Not under the Geneva Convention "Works and installations containing dangerous forces, namely dams, dykes and nuclear electrical generating stations, shall not be made the object of attack, even where these objects are military objectives, if such attack may cause the release of dangerous forces and consequent severe losses among the civilian population." https://ihl-databases.icrc.org/customary-ihl/eng/docs/v2_rul...


And what would be the consequences should, say, Russia attack, say, the Kakhovka dam? Consequences, that is, for the attacker?

More sanctions? Direct military action against a major (or any) nuclear power? Condemnation and isolation for decades or longer?


My parent was saying that it was a legitimate target. I agree that if Russia decides to give up on the Geneva convention our options aren't great.


After thousands of war crimes identified, Russians have let crystal clear that they piss on the Geneva Convention.

They have violated yet the Geneva convention (and its laws that oblige to hummanitary treatment of civils in a war) countless times in a few months, and at a level rarely seen before.


You know, Geneva Convention can't divert a bomb.

Couple of 1000lb bombs misplaced, some confusion and you can't stop it, only watch. Has to be a very unfortunate hit, but shit happens.

Compared to that, the Zaporoshya nuclear plant will just shut down as designed even if hit in all its reactors; release maybe a week's worth radiation, completely harmless, and then sit still. And it's just upstream.

Think about it.

So-called 'green energy' bears so much more hazards.


Not a dam, but such a military strategy has already happened and was extremely foolish.

Intentionally breaching the dikes of the Yellow River killed nearly a million people, displaced several million more, and was a contributing factor to people turning towards the Chinese Communists and away from the KMT.


There's a dam in the US that's an even bigger issue if it were to go.


I guess there's also the argument that in case of dam failure, most people don't live to tell the tale, so it does not stay in the news for a long time.

In case of nuclear incident, actual death may be lower but the affected people will keep being concerned about health issues and complain (rightfuly so) about the necessary relocation, which makes for stronger staying power in the news.

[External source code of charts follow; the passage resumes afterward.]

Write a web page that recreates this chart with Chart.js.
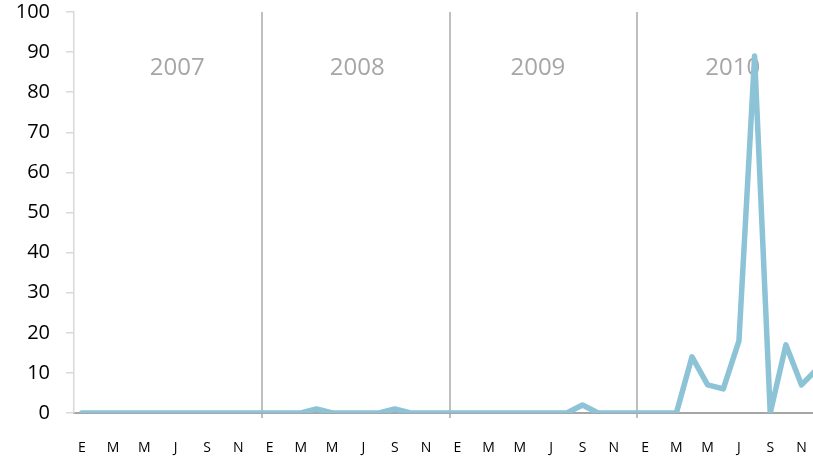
<!DOCTYPE html>
<html>
<head>
<meta charset="utf-8">
<script src="https://cdn.jsdelivr.net/npm/chart.js@4.4.0/dist/chart.umd.min.js"></script>
<style>
  html, body { margin: 0; padding: 0; background: #fff; overflow: hidden; }
  #wrap { width: 813px; height: 458px; overflow: hidden; }
  canvas { display: block; }
</style>
</head>
<body>
<div id="wrap"><canvas id="chart" width="840" height="458"></canvas></div>
<script>
// Month initials (Spanish) and yearly series
const months = ["E", "F", "M", "A", "M", "J", "J", "A", "S", "O", "N", "D"];
const years = ["2007", "2008", "2009", "2010"];
const v2007 = [0, 0, 0, 0, 0, 0, 0, 0, 0, 0, 0, 0];
const v2008 = [0, 0, 0, 1, 0, 0, 0, 0, 1, 0, 0, 0];
const v2009 = [0, 0, 0, 0, 0, 0, 0, 0, 2, 0, 0, 0];
const v2010 = [0, 0, 0, 14, 7, 6, 18, 89, 0, 17, 7, 11];
const yTicks = [0, 10, 20, 30, 40, 50, 60, 70, 80, 90, 100];

const labels = years.flatMap(() => months);
const values = [].concat(v2007, v2008, v2009, v2010);

// year captions drawn behind the line
const yearLabels = {
    id: "yearLabels",
    beforeDatasetsDraw(chart) {
        const x = chart.scales.x, ctx = chart.ctx;
        const shift = [6.1, 5.6, 5.15, 5.6];
        ctx.save();
        ctx.font = "24px 'Open Sans'";
        ctx.fillStyle = "#A6A6A6";
        ctx.textAlign = "center";
        ctx.textBaseline = "middle";
        years.forEach((y, i) => {
            ctx.fillText(y, x.getPixelForValue(i * 12 + shift[i]), 68);
        });
        ctx.restore();
    }
};

new Chart(document.getElementById("chart"), {
    type: "line",
    data: {
        labels: labels,
        datasets: [{
            data: values,
            borderColor: "#8CC3D6",
            borderWidth: 5.5,
            borderJoinStyle: "round",
            borderCapStyle: "round",
            pointRadius: 0,
            tension: 0,
            fill: false
        }]
    },
    options: {
        responsive: false,
        animation: false,
        layout: { padding: { top: 12, right: 15, left: 0, bottom: 0 } },
        plugins: { legend: { display: false }, tooltip: { enabled: false } },
        scales: {
            x: {
                offset: true,
                afterFit: s => { s.height = 45; s.paddingLeft = 0; s.paddingRight = 0; },
                grid: {
                    offset: true,
                    color: c => (c.index > 0 && c.index % 12 === 0) ? "#BFBFBF" : "rgba(0,0,0,0)",
                    lineWidth: 2,
                    tickLength: 5
                },
                border: { color: "#A6A6A6", width: 2 },
                ticks: {
                    autoSkip: false,
                    maxRotation: 0,
                    padding: 22,
                    color: "#000",
                    font: { family: "'Open Sans'", size: 14 },
                    callback: function (v, i) { return i % 2 === 0 ? labels[i] : ""; }
                }
            },
            y: {
                min: 0,
                max: 100,
                afterFit: s => { s.width = 74; s.paddingTop = 0; s.paddingBottom = 0; },
                afterBuildTicks: s => { s.ticks = yTicks.map(v => ({ value: v })); },
                grid: {
                    drawOnChartArea: false,
                    color: "#D9D9D9",
                    lineWidth: 1.5,
                    tickLength: 8
                },
                border: { color: "#D9D9D9", width: 1.5 },
                ticks: {
                    padding: 16,
                    color: "#000",
                    font: { family: "'Open Sans'", size: 20 }
                }
            }
        }
    },
    plugins: [yearLabels]
});
</script>
</body>
</html>
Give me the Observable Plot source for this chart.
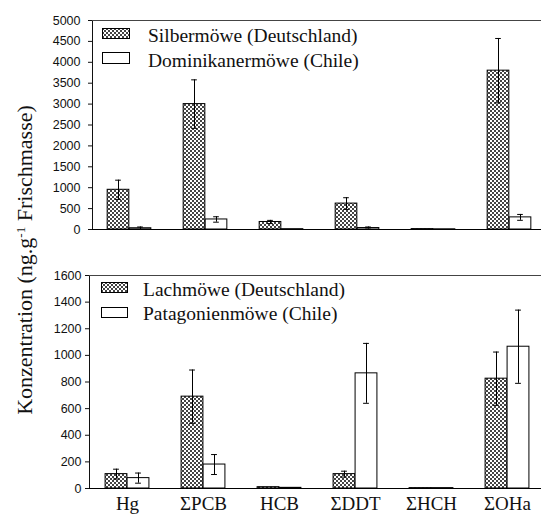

Maybe look for the Vajont dam disaster, to see what could be


Hydroelectric dams actively save lives by reducing flooding. It’s the only power source with net negative death rates and as such doesn’t see the same kind of pushback from disasters.


Okay, but wouldn't a hydroelectric dam encourage people to build in areas that would be otherwise unsafe, thus putting them at risk of a terrorist attack on the dam?


That’s tricky as people have a shocking propensity to build in flood plains either way and dams only mitigate flooding rather than prevent it. I personally doubt that many people are going to change their mind because the location they want to build their home likely floods every 90 years vs every 30.

Bill a friend of mine built a large addition on a house which had flooded twice while he had been living there, once actually reaching the second story. In his mind it’s picture perfect 99.9% of the time so what’s an inconvenience every few decades. In the end he died before the next flood, but now there is a nice house in a flood plain.

This isn’t reserved to individuals, companies didn’t abandon large areas of NYC after the last flood. https://www1.nyc.gov/site/planning/data-maps/flood-hazard-ma...


I think the economic decision making eventually trickles down from banks and insurance companies who actually do the math themselves and charge building-owners/mortgage-owners competitively. It's sort of an continuous invisible hand.


At least for Bill he didn’t get a loan to build the addition or any insurance to cover flood damage.

So such trickle down just shifts who builds in such areas but it doesn’t prevent people from living or building in them.


The other issue with solar/wind of course being that it’s not a suitable electricity source for base load on a grid :-/


Of course it is, with suitable storage. And probably cheaper than nuclear for that.

https://model.energy/


I don't really want wind turbines and solar panels to cover the whole planet. I used that to calculate some numbers for canada, and we'd need about 64k average offshore wind turbines, and 3200 square kilometers of solar farms.


Canada is comprised of 9,984,670 km^2. I don't think that your 3200 km^2 is going to make that much of an impact.


It's a whole 0.5% of the area of farmland in Canada. Think of the children!


If one more reactor goes down nuclear isn’t either in your country. Germany has to run their load balancing gas plants right now to fix your nuclear fever dreams.


And what is the probability of a reactor going down unexpectedly versus a weather event that causes renewable sources to stop producing?

I think we learned the answer to that question last winter down in Texas.


Texan politicians didn't miss a chance to blame wind power for the outages. Unfortunately, those initial lies are still circulating. The primary cause was that the pipes supplying natural gas froze. https://www.texastribune.org/2021/02/16/texas-wind-turbines-...


The frozen pipes were a problem specifically because the wind farms weren’t producing.

Replace the wind farms with nuclear power and the problem goes away.


You back up the renewables with hydrogen-burning combined cycle plants.

A combined cycle plant costs around $1/W. A nuclear power plant costs around $10/W.

Why do you want to spend so much more money than you have to, just so you can split atoms?


France currently runs its nuclear plants at 60% due to maintanance and heat. In the last years the amount of times they had to shut down a nuclear power plant due to to warm cooling water has increased. Given where global warming is going that will happen more and more.